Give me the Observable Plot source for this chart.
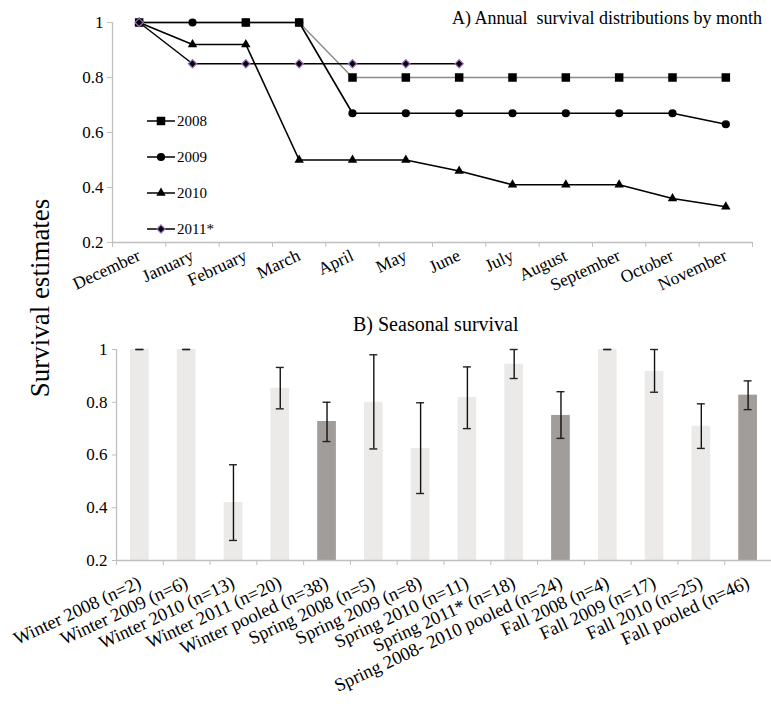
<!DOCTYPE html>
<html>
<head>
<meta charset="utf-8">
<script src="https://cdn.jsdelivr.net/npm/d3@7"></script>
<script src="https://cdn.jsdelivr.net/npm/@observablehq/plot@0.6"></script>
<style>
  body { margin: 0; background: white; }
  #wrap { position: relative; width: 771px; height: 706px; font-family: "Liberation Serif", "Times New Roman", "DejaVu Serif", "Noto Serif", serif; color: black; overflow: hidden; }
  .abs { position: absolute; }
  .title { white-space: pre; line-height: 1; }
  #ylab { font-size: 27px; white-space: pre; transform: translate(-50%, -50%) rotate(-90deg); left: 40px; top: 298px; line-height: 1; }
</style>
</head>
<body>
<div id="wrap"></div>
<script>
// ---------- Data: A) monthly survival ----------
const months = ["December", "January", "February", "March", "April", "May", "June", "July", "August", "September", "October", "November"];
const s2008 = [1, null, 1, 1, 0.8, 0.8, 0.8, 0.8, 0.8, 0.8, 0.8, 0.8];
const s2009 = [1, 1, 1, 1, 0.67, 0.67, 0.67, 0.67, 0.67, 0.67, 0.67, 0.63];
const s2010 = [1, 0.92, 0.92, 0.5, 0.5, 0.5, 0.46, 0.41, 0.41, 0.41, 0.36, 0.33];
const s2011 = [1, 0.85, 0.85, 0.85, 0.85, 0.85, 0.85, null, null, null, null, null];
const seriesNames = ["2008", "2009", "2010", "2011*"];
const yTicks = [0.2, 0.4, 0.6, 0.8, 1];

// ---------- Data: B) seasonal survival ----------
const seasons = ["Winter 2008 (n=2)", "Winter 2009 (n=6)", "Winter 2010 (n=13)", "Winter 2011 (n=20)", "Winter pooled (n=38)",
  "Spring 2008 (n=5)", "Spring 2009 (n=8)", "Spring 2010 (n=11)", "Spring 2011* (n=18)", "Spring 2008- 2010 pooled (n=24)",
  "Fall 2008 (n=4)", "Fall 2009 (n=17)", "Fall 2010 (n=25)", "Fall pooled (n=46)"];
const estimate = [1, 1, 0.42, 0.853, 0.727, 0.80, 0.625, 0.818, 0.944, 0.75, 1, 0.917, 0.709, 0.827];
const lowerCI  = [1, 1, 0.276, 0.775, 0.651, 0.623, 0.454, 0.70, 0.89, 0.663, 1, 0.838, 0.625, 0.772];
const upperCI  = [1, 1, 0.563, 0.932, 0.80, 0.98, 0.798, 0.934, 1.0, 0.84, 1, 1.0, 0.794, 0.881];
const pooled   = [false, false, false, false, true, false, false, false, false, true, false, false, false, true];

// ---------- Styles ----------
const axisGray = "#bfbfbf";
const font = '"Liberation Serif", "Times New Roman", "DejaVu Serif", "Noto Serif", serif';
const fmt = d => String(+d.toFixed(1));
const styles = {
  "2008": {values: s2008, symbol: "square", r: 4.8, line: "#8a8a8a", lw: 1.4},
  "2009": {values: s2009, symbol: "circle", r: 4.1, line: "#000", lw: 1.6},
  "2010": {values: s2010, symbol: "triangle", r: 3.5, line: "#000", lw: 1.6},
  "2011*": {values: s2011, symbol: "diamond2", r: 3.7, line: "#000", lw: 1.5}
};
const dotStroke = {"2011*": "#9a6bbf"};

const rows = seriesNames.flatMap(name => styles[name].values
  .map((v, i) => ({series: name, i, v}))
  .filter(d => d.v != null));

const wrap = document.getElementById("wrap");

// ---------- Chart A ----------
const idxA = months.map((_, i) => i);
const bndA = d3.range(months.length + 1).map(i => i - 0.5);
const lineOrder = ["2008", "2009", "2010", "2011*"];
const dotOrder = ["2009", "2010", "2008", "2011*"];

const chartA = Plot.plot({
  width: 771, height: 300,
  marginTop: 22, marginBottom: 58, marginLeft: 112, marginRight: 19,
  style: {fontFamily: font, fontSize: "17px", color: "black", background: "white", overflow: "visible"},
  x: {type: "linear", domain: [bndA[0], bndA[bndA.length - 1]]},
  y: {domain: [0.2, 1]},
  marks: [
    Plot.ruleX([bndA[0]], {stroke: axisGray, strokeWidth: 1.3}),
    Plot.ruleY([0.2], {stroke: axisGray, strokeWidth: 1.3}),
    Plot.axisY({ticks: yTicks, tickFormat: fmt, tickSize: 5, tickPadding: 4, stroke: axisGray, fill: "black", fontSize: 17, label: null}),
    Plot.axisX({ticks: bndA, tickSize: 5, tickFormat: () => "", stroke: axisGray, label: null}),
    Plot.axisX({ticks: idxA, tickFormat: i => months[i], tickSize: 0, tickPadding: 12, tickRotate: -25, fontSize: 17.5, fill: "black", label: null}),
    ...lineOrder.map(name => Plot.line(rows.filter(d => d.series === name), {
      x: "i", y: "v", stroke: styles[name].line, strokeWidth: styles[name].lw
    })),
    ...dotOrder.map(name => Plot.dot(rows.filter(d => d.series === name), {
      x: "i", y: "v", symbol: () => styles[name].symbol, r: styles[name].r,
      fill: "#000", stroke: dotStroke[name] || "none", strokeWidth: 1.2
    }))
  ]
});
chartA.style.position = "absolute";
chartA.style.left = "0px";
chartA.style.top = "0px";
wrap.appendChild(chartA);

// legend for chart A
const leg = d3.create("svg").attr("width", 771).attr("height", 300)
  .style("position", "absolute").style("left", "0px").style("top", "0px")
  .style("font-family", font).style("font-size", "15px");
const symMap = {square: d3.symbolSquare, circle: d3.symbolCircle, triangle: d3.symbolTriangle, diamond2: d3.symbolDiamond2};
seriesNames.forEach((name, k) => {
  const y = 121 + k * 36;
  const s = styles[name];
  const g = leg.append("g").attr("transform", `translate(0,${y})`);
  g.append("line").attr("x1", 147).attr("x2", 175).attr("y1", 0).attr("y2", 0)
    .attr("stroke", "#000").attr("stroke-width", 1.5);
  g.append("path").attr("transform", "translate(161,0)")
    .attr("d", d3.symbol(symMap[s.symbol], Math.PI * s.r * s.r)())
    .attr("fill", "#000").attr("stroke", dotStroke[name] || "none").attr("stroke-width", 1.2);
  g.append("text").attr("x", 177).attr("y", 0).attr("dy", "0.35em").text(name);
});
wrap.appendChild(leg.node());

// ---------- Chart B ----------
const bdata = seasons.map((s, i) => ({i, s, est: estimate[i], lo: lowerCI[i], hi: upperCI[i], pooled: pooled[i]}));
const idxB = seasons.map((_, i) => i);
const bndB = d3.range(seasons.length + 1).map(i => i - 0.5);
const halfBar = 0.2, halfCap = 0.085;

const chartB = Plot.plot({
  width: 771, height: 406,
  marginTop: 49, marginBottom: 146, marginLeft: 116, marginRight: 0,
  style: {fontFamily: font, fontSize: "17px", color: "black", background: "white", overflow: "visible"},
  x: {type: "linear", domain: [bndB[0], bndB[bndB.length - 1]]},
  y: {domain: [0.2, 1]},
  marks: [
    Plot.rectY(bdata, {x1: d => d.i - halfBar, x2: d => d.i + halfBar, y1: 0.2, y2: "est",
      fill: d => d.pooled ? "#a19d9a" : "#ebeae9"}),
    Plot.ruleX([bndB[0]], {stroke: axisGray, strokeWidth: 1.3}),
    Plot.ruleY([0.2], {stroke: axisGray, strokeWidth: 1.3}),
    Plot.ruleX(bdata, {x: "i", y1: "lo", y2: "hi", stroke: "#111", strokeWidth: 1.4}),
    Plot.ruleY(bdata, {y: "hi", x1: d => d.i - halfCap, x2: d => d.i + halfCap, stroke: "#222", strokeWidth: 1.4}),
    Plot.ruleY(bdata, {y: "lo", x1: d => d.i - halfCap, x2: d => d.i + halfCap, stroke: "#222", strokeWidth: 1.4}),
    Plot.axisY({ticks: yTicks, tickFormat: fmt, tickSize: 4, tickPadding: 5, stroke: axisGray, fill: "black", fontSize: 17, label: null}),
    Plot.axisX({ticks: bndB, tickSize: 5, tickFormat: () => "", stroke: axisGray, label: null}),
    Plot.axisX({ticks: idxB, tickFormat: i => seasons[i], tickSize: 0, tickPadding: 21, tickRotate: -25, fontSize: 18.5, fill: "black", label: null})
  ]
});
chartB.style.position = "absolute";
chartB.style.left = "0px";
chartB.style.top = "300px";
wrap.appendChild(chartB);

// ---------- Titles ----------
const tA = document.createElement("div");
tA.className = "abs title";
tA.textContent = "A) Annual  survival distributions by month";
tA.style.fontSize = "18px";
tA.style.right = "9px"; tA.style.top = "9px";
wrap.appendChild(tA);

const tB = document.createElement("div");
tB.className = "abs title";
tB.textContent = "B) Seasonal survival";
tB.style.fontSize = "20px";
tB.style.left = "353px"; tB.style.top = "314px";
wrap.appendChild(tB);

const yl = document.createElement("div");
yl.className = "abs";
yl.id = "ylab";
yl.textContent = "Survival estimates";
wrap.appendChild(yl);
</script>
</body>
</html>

******

Problem — Repeat the lines above, starting at the first and stopping after the line that holds "const yTicks = [0.2, 0.4, 0.6, 0.8, 1];", with the pictures left out.

Reply —
Give me the Observable Plot source for this chart.
<!DOCTYPE html>
<html>
<head>
<meta charset="utf-8">
<script src="https://cdn.jsdelivr.net/npm/d3@7"></script>
<script src="https://cdn.jsdelivr.net/npm/@observablehq/plot@0.6"></script>
<style>
  body { margin: 0; background: white; }
  #wrap { position: relative; width: 771px; height: 706px; font-family: "Liberation Serif", "Times New Roman", "DejaVu Serif", "Noto Serif", serif; color: black; overflow: hidden; }
  .abs { position: absolute; }
  .title { white-space: pre; line-height: 1; }
  #ylab { font-size: 27px; white-space: pre; transform: translate(-50%, -50%) rotate(-90deg); left: 40px; top: 298px; line-height: 1; }
</style>
</head>
<body>
<div id="wrap"></div>
<script>
// ---------- Data: A) monthly survival ----------
const months = ["December", "January", "February", "March", "April", "May", "June", "July", "August", "September", "October", "November"];
const s2008 = [1, null, 1, 1, 0.8, 0.8, 0.8, 0.8, 0.8, 0.8, 0.8, 0.8];
const s2009 = [1, 1, 1, 1, 0.67, 0.67, 0.67, 0.67, 0.67, 0.67, 0.67, 0.63];
const s2010 = [1, 0.92, 0.92, 0.5, 0.5, 0.5, 0.46, 0.41, 0.41, 0.41, 0.36, 0.33];
const s2011 = [1, 0.85, 0.85, 0.85, 0.85, 0.85, 0.85, null, null, null, null, null];
const seriesNames = ["2008", "2009", "2010", "2011*"];
const yTicks = [0.2, 0.4, 0.6, 0.8, 1];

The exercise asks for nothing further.